After introducing the “asked and answered” phrase to your nagging child, you must stick with it. Your child might keep questioning or begging even after you say the three words, so you’ll want to walk away. Your child will see that you won’t respond anymore, solidifying the concept in their mind.
Unlearning their whining habit can be difficult for a child, but consistency makes it possible. Continuing to answer their question after you said “asked and answered” will only reinforce their negative behavior. It will take some patience, but before you know it, your child won’t nag anymore.
You’ll want to get the child’s other parent and anyone involved in the child-raising on board with this concept, too. If every adult caregiver in the child’s life responds with “asked and answered,” it’ll help the child learn it quicker. When every adult is on the same page, it prevents anyone from undermining your efforts and undoing progress.
Seven Additional Ways to Stop a Child’s Nagging
When children nag, stopping the behavior is essential. The three words discussed above are a great tactic, but you can implement other methods too.
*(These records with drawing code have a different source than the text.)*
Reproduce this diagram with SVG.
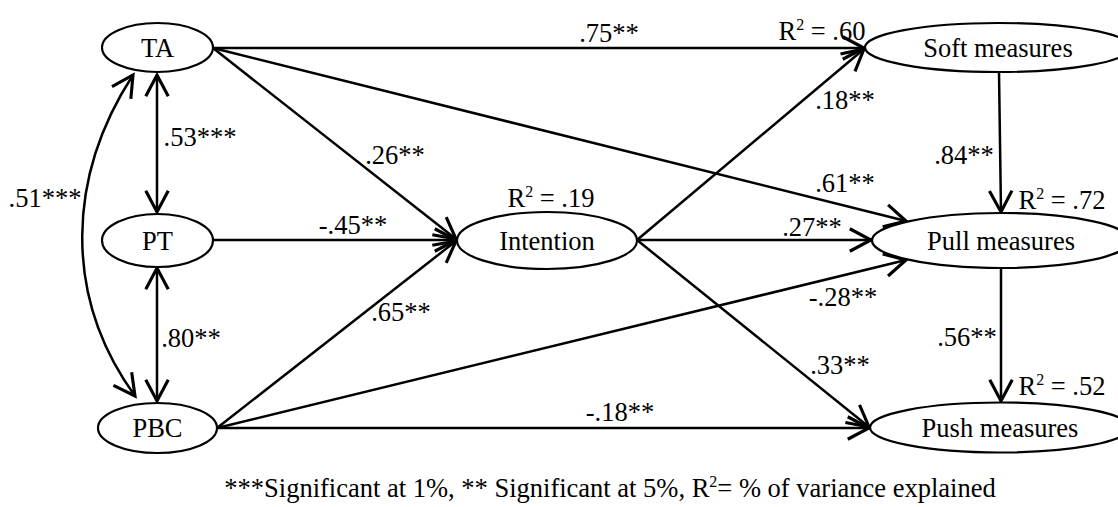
<svg xmlns="http://www.w3.org/2000/svg" width="1118" height="507" viewBox="0 0 1118 507" font-family="'Liberation Serif', 'Times New Roman', serif">
<style>
text{font-family:"Liberation Serif","Times New Roman",serif;font-size:26.5px;fill:#000}
.n text{text-anchor:middle}
.node ellipse{fill:#fff;stroke:#000;stroke-width:2.2}
.lab{text-anchor:middle}
#connectors path,#connectors line{fill:none;stroke:#000;stroke-width:2.5;marker-end:url(#ah)}
#connectors .dbl{marker-start:url(#ah)}
.sup{font-size:16px}
</style>
<defs>
<marker id="ah" markerUnits="userSpaceOnUse" markerWidth="30" markerHeight="30" viewBox="-20 -12 24 24" refX="0" refY="0" orient="auto-start-reverse">
<path d="M-17,-9 L0,0 L-17,9" fill="none" stroke="#000" stroke-width="2.5"/>
</marker>
</defs>
<g id="connectors">
<line x1="213" y1="48" x2="864" y2="48"/>
<line x1="213" y1="48" x2="456" y2="239"/>
<line x1="213" y1="48" x2="906" y2="221"/>
<line x1="213" y1="240" x2="456" y2="240"/>
<line x1="217" y1="428" x2="456" y2="241"/>
<line x1="217" y1="428" x2="906" y2="260"/>
<line x1="217" y1="428" x2="869" y2="428"/>
<line x1="637" y1="240" x2="864" y2="49"/>
<line x1="637" y1="240" x2="871" y2="240"/>
<line x1="637" y1="240" x2="869" y2="427"/>
<line x1="999" y1="72" x2="1001" y2="212"/>
<line x1="1001" y1="268" x2="1001" y2="401"/>
<line class="dbl" x1="157" y1="75" x2="157" y2="212"/>
<line class="dbl" x1="157" y1="268" x2="157" y2="401"/>
<path class="dbl" d="M133,75 C68,175 62,295 135,396"/>
</g>
<g id="TA" class="node n"><ellipse cx="157.5" cy="47.5" rx="55.5" ry="24.5"/><text x="157.5" y="57">TA</text></g>
<g id="PT" class="node n"><ellipse cx="157.5" cy="240.5" rx="55.5" ry="26.5"/><text x="157.5" y="250">PT</text></g>
<g id="PBC" class="node n"><ellipse cx="157.5" cy="428" rx="59.5" ry="25"/><text x="157.5" y="437">PBC</text></g>
<g id="Intention" class="node n"><ellipse cx="547" cy="240.5" rx="90" ry="28.5"/><text x="547" y="250">Intention</text></g>
<g id="Soft" class="node n"><ellipse cx="998" cy="47.5" rx="133" ry="24.5"/><text x="998" y="57">Soft measures</text></g>
<g id="Pull" class="node n"><ellipse cx="1001" cy="240.5" rx="129" ry="27.5"/><text x="1001" y="250">Pull measures</text></g>
<g id="Push" class="node n"><ellipse cx="1000" cy="427.5" rx="130" ry="25"/><text x="1000" y="437">Push measures</text></g>
<g id="labels">
<text class="lab" x="609" y="42">.75**</text>
<text class="lab" x="822" y="40">R<tspan class="sup" dy="-10">2</tspan><tspan dy="10"> = .60</tspan></text>
<text class="lab" x="845" y="109">.18**</text>
<text class="lab" x="395" y="164">.26**</text>
<text class="lab" x="200" y="146">.53***</text>
<text class="lab" x="45" y="207">.51***</text>
<text class="lab" x="353" y="234">-.45**</text>
<text class="lab" x="551" y="207">R<tspan class="sup" dy="-10">2</tspan><tspan dy="10"> = .19</tspan></text>
<text class="lab" x="964" y="164">.84**</text>
<text class="lab" x="845" y="192">.61**</text>
<text class="lab" x="1062" y="209">R<tspan class="sup" dy="-10">2</tspan><tspan dy="10"> = .72</tspan></text>
<text class="lab" x="812" y="236">.27**</text>
<text class="lab" x="401" y="321">.65**</text>
<text class="lab" x="191" y="347">.80**</text>
<text class="lab" x="843" y="306">-.28**</text>
<text class="lab" x="967" y="346">.56**</text>
<text class="lab" x="840" y="374">.33**</text>
<text class="lab" x="1062" y="395">R<tspan class="sup" dy="-10">2</tspan><tspan dy="10"> = .52</tspan></text>
<text class="lab" x="620" y="421">-.18**</text>
<text class="lab" x="610" y="497">***Significant at 1%, ** Significant at 5%, R<tspan class="sup" dy="-10">2</tspan><tspan dy="10">= % of variance explained</tspan></text>
</g>
</svg>
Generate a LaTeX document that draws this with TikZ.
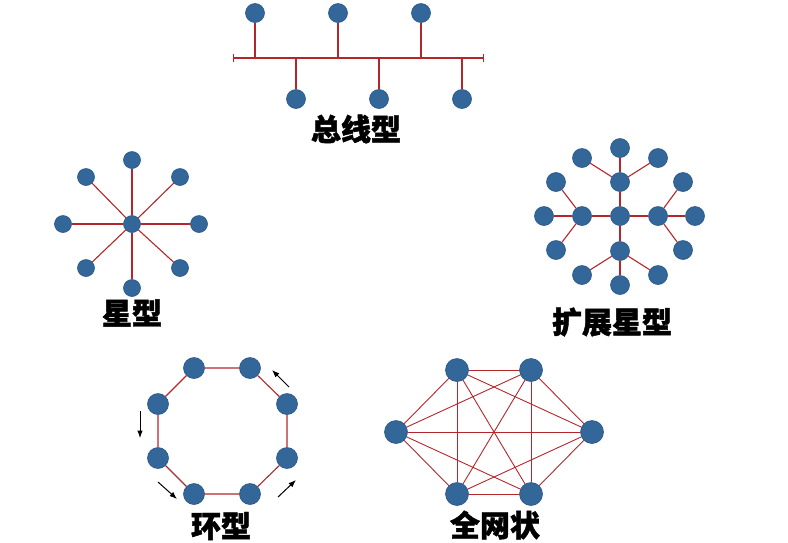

1. Adjust How You View Nagging
Sometimes children nag to get what they want, but they also whine to express their emotions. If they are frustrated or feel unheard of, whining is sometimes the only other option they can come up with.
Consider what might trigger the child’s behavior and assess whether something might be causing it. If it happens at the same time each day, it might be worth switching up your routine.
2. Call Them Out
When whining is a habit for your child, they might not even realize they are doing it. Calling them out will help them recognize the behavior and address it. Don’t be mean when you call them out, but do it gently or humorously so that they know you aren’t mad.
Even when a child’s whining is getting on your nerves, you don’t want to belittle them for their feelings. You don’t want to mock the child but bring awareness to their behavior. Additionally, it helps them understand that their whining is unpleasant.
3. Establish Rules About Nagging
When you set household rules about whining, it is clear that nagging is unacceptable. If you know that your child isn’t using whining to express themselves, rules might be necessary. When a child whines to get their way, it’s a negative behavior that must be unlearned.
You will want to create rules specific to your household and your child. Everyone’s rules about whining will be different, and it is okay as we all parent differently. One option is to create a rule that children must ask nicely for something and accept the answer graciously.